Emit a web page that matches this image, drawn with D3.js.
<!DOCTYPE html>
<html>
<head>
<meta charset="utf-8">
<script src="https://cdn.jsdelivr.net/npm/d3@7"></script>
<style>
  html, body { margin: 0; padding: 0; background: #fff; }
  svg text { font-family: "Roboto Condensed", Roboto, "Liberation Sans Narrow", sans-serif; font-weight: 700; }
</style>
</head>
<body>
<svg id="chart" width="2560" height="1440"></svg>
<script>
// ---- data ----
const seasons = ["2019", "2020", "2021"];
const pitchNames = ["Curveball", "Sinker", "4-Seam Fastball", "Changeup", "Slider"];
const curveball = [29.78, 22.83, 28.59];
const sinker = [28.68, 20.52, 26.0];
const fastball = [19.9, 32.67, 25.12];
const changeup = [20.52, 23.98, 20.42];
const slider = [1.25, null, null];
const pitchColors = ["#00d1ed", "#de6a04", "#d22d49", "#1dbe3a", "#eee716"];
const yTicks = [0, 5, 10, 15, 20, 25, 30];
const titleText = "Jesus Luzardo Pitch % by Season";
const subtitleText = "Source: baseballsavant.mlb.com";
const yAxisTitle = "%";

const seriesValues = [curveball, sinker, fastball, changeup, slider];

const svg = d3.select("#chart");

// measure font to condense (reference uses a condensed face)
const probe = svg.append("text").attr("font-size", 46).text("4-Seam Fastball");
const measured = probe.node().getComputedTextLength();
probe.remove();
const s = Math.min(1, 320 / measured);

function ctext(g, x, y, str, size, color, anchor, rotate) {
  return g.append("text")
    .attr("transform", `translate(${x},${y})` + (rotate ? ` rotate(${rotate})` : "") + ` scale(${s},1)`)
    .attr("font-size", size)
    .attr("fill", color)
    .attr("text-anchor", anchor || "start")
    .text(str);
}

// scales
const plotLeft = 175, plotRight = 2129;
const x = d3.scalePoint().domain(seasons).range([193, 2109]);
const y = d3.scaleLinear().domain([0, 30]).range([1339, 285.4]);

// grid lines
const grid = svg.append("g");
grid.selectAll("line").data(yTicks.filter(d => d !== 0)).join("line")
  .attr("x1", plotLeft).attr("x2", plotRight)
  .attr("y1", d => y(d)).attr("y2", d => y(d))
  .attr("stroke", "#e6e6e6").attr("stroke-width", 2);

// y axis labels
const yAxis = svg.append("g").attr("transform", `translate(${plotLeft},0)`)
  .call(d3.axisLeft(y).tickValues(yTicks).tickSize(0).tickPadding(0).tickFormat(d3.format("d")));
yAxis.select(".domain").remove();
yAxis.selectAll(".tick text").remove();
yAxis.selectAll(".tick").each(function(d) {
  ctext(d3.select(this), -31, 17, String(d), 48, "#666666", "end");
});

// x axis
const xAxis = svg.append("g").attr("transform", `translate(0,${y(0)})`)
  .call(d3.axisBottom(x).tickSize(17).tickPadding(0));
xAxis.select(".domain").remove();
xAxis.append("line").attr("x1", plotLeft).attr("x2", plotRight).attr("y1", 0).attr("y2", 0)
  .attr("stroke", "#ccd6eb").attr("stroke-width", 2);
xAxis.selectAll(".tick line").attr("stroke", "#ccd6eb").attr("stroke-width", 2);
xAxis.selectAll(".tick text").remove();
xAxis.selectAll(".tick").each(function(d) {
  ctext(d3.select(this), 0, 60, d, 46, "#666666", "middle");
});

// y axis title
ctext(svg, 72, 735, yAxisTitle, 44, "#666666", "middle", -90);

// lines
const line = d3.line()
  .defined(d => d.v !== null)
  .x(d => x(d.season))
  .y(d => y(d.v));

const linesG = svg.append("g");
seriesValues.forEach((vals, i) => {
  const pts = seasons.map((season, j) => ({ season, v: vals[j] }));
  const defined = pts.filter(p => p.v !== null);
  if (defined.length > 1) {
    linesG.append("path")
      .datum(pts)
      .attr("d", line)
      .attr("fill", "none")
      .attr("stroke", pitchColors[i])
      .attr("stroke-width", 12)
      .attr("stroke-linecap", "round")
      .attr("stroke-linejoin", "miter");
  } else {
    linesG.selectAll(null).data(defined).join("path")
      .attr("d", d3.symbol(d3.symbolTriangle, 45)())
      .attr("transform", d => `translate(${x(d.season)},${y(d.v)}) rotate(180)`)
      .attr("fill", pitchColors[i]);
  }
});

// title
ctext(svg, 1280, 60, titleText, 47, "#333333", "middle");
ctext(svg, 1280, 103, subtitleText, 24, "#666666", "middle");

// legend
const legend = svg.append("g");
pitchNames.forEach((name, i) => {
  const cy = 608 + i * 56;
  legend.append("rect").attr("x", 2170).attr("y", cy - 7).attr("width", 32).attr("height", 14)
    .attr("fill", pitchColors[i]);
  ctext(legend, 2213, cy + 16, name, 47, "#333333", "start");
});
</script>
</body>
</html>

* * *

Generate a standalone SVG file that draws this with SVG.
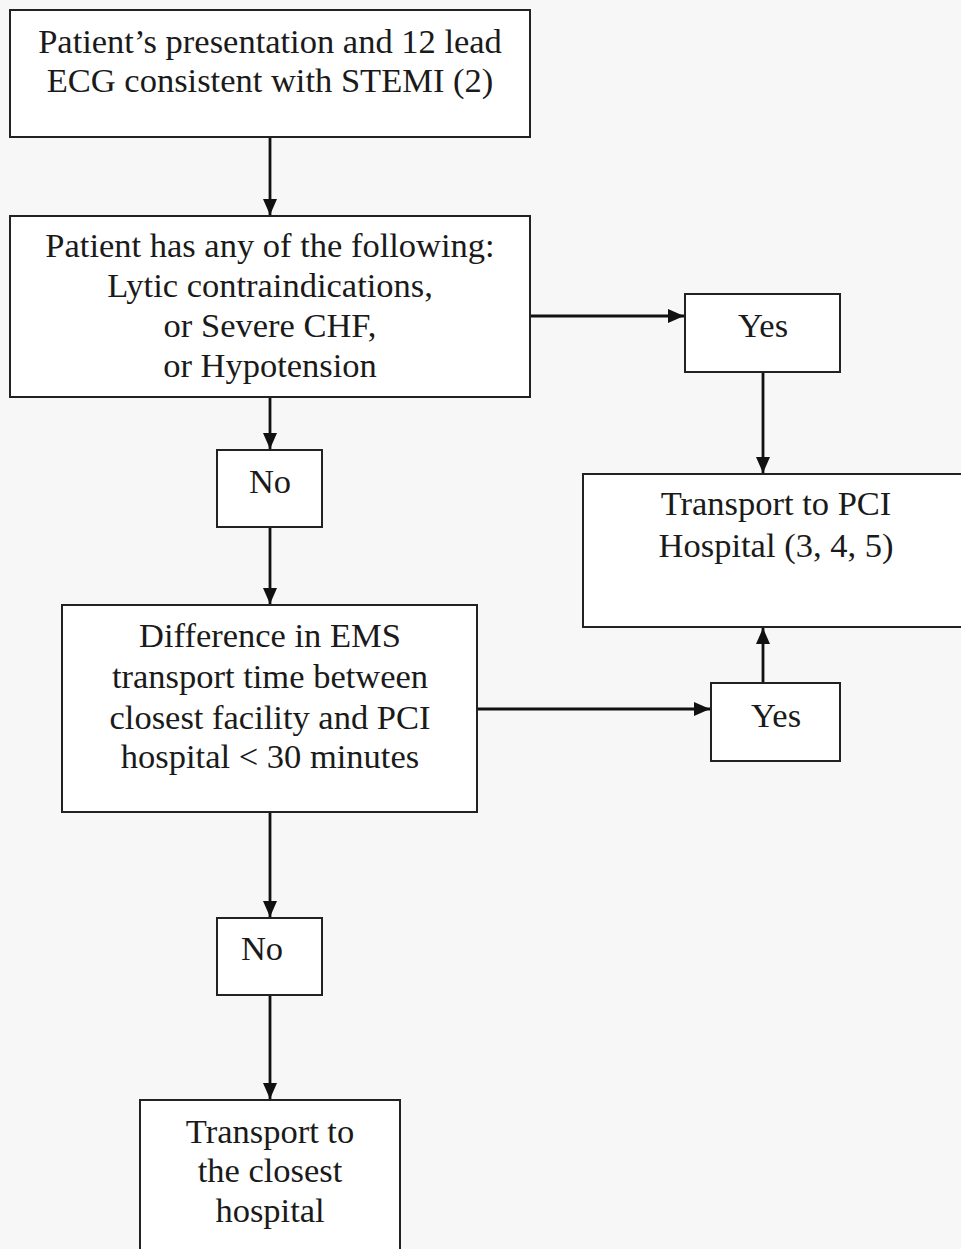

> What the task requires
Read the entries and show each line that mentions "this".

> Correct output
Emit a web page that matches this image, drawn with D3.js.
  ctext(d3.select(this), -31, 17, String(d), 48, "#666666", "end");
  ctext(d3.select(this), 0, 60, d, 46, "#666666", "middle");
Generate a standalone SVG file that draws this with SVG.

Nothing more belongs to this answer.